A new AI model from OpenAI that uses a trial-and-error approach is starting to produce surprising results results on complex challenges. This method, previously used in gaming AIs such as AlphaGo, is now being adapted for a wider range of tasks, including language models.
DeepMind’s AlphaGo was the first AI to master a game without relying on human instructions or reading the rules. Instead, it used reinforcement learning (RL) to independently develop its understanding of Go.
This approach allowed AlphaGo to beat the European Go champion 5-0 and later beat the best human player in the world.
OpenAI’s latest model, o1, produces remarkable results on similarly complex problems. Like AlphaGo, o1 forms its own understanding of problem spaces through trial and error, without relying on human input.
This makes it the first major language model (LLM) to create its own highly efficient, AlphaGo-like interpretation of problem solving.
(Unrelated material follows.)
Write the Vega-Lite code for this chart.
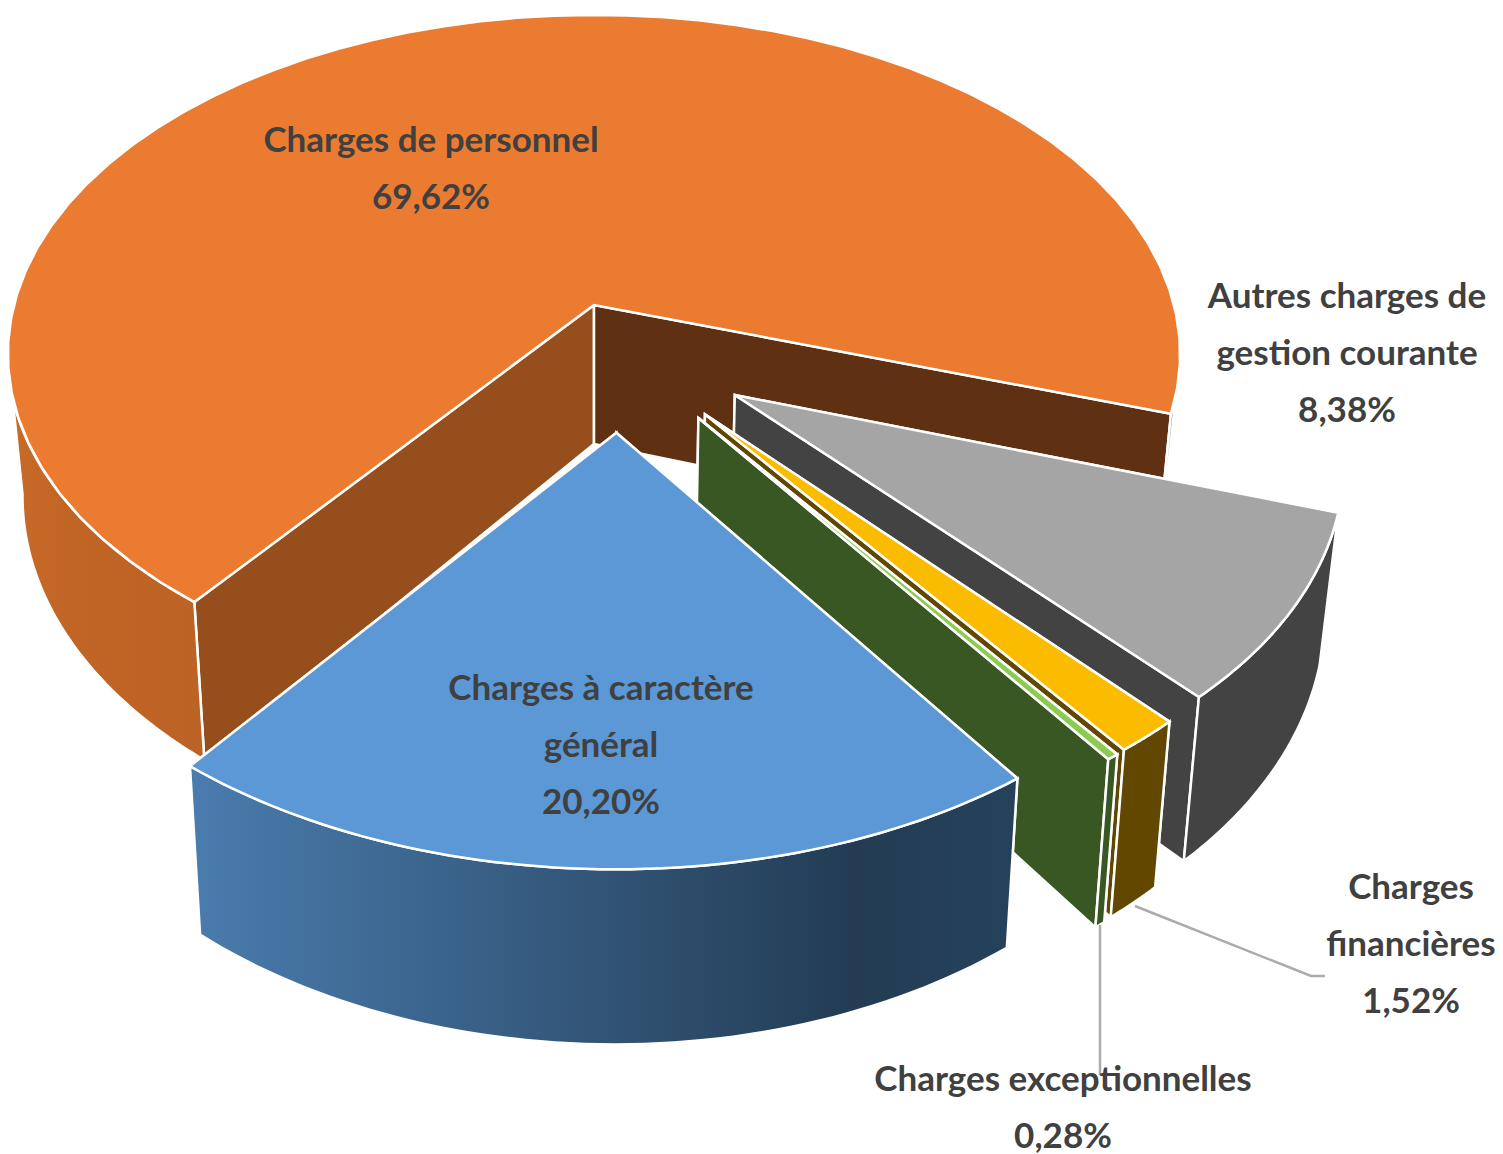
{
"$schema":"https://vega.github.io/schema/vega-lite/v6.json",
"width":1503,"height":1154,"padding":0,"autosize":{"type":"none"},"background":"white",
"config":{"view":{"stroke":null}},
"data":{"values":[
{"poste":"Charges de personnel","part":69.62,"etiquette":"Charges de personnel\n69,62%"},
{"poste":"Autres charges de gestion courante","part":8.38,"etiquette":"Autres charges de\ngestion courante\n8,38%"},
{"poste":"Charges financières","part":1.52,"etiquette":"Charges\nfinancières\n1,52%"},
{"poste":"Charges exceptionnelles","part":0.28,"etiquette":"Charges exceptionnelles\n0,28%"},
{"poste":"Charges à caractère général","part":20.20,"etiquette":"Charges à caractère\ngénéral\n20,20%"}
]},
"transform":[
{"window":[{"op":"sum","field":"part","as":"cumul"}],"frame":[null,0],"ignorePeers":true},
{"calculate":"(-142.4+datum.cumul*3.6)*PI/180","as":"t1"},
{"calculate":"datum.t1-datum.part*3.6*PI/180","as":"t0"},
{"calculate":"datum.part>60?'P':datum.part>5&&datum.part<10?'O':datum.part>1&&datum.part<2?'F':datum.part<1?'E':'C'","as":"id"}
],
"encoding":{
"x":{"field":"px","type":"quantitative","scale":{"domain":[0,1503],"nice":false,"zero":false},"axis":null},
"y":{"field":"py","type":"quantitative","scale":{"domain":[1154,0],"nice":false,"zero":false},"axis":null}
},
"layer":[
{
"transform":[
{"calculate":"datum.id=='P'?0:datum.id=='O'?0.227:datum.id=='F'?0.176:datum.id=='E'?0.165:0.03","as":"du"},
{"calculate":"datum.id=='P'?0:datum.id=='O'?0.261:datum.id=='F'?0.3145:datum.id=='E'?0.3245:0.3645","as":"dv"},
{"calculate":"['A','B','W','X','T']","as":"face"},{"flatten":["face"]},
{"filter":"datum.face!='X'||datum.id=='P'"},
{"calculate":"sequence(0,122)","as":"k"},{"flatten":["k"]},
{"filter":"datum.face=='W'||datum.face=='X'?datum.k<=121:datum.face=='T'?datum.k<=61:datum.k<=3"},
{"calculate":"datum.face=='W'?0:datum.face=='X'?0.959:0","as":"pa"},
{"calculate":"datum.face=='W'&&datum.id=='P'?0.177:1","as":"pb"},
{"calculate":"datum.face=='T'?(datum.k==0?0:1):datum.face=='W'||datum.face=='X'?1:(datum.k==1||datum.k==2?1:0)","as":"r"},
{"calculate":"datum.face=='T'?(datum.k==0?0:(datum.k-1)/60):datum.face=='W'||datum.face=='X'?datum.pa+(datum.pb-datum.pa)*(datum.k<=60?datum.k/60:(121-datum.k)/60):datum.face=='A'?0:1","as":"p"},
{"calculate":"datum.face=='T'?0:datum.face=='W'||datum.face=='X'?(datum.k<=60?0:1):(datum.k>=2?1:0)","as":"z"},
{"calculate":"datum.t0+datum.p*(datum.t1-datum.t0)","as":"a"},
{"calculate":"datum.du+datum.r*sin(datum.a)","as":"u"},
{"calculate":"datum.dv-datum.r*cos(datum.a)","as":"v"},
{"calculate":"1/(1-0.1445*datum.v)","as":"s"},
{"calculate":"594+580*datum.u*datum.s*(datum.z?0.975:1)+(datum.r==0&&datum.id!='P'?4:0)","as":"px"},
{"calculate":"datum.z?444+1.064*332*datum.v*datum.s:305+332*datum.v*datum.s","as":"py"},
{"calculate":"datum.id+datum.face","as":"cle"}
],
"encoding":{
"order":{"field":"k","type":"quantitative"},
"detail":{"field":"cle","type":"nominal"}
},
"layer":[
{"transform":[{"filter":"datum.cle=='PA'||datum.cle=='PB'"}],
"mark":{"type":"line","interpolate":"linear-closed","stroke":"#ffffff","strokeWidth":2.5},
"encoding":{"fill":{"field":"cle","type":"nominal","legend":null,"scale":{"domain":["PA","PB","PX","PT","OA","OB","OW","OT","FA","FB","FW","FT","EA","EB","EW","ET","CA","CB","CT"],"range":["#964F1C","#5F3112","#5F3112","#EA7B30","#434343","#434343","#434343","#A5A5A5","#614700","#614700","#614700","#FBBC00","#385723","#385723","#385723","#8CCB50","#243F58","#243F58","#5B98D5"]}}}},
{"transform":[{"filter":"datum.cle=='PW'"}],
"mark":{"type":"line","interpolate":"linear-closed","stroke":"#ffffff","strokeWidth":2.5,
"fill":{"gradient":"linear","x1":0,"y1":0,"x2":1,"y2":0,"stops":[{"offset":0,"color":"#C96A28"},{"offset":0.3,"color":"#C16526"},{"offset":1,"color":"#BC6225"}]}}},
{"transform":[{"filter":"datum.cle!='PA'&&datum.cle!='PB'&&datum.cle!='PW'&&datum.cle!='CW'&&datum.cle!='CT'"}],
"mark":{"type":"line","interpolate":"linear-closed","stroke":"#ffffff","strokeWidth":2.5},
"encoding":{"fill":{"field":"cle","type":"nominal","legend":null}}},
{"transform":[{"filter":"datum.cle=='CW'"}],
"mark":{"type":"line","interpolate":"linear-closed","stroke":"#ffffff","strokeWidth":2.5,
"fill":{"gradient":"linear","x1":0,"y1":0,"x2":1,"y2":0,"stops":[{"offset":0,"color":"#4A7CAE"},{"offset":0.8,"color":"#233C54"},{"offset":1,"color":"#26425B"}]}}},
{"transform":[{"filter":"datum.cle=='CT'"}],
"mark":{"type":"line","interpolate":"linear-closed","stroke":"#ffffff","strokeWidth":2.5},
"encoding":{"fill":{"field":"cle","type":"nominal","legend":null}}}
]
},
{
"transform":[
{"filter":"datum.id=='F'||datum.id=='E'"},
{"calculate":"[0,1,2]","as":"k"},{"flatten":["k"]},
{"calculate":"datum.id=='F'?(datum.k==0?1135:datum.k==1?1311:1325):1100","as":"px"},
{"calculate":"datum.id=='F'?(datum.k==0?906:976):(datum.k==0?925:1075)","as":"py"}
],
"mark":{"type":"line","stroke":"#ABABAB","strokeWidth":2.5},
"encoding":{
"order":{"field":"k","type":"quantitative"},
"detail":{"field":"id","type":"nominal"}
}
},
{
"transform":[
{"calculate":"datum.id=='P'?431:datum.id=='O'?1347:datum.id=='F'?1411:datum.id=='E'?1063:601","as":"px"},
{"calculate":"datum.id=='P'?141:datum.id=='O'?297:datum.id=='F'?888:datum.id=='E'?1080:689","as":"py"}
],
"mark":{"type":"text","font":"Lato","fontWeight":"bold","fontSize":35,"lineHeight":57,"lineBreak":"\n","align":"center","baseline":"middle","fill":"#404040"},
"encoding":{
"text":{"field":"etiquette","type":"nominal"}
}
}
]
}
This method allows the AI to tackle previously unsolvable challenges by learning from real-world interactions, rather than being limited to language-based input. As a result, AI will be able to solve increasingly complex problems that were previously beyond its reach.
While o1 has many similarities to previous models, the main difference lies in the addition of ‘think time’ before responding to a question.
During this phase, o1 generates a ‘thought chain’ where the reasoning is carefully considered and justified before arriving at a solution.
Experts suggest that this new learning approach will result in AI exhibiting behavior that appears unusual or unpredictable, driven by its own unique logic. By doing this, AI could discover new knowledge and methods that are beyond human understanding. The future is already beginning to unfold.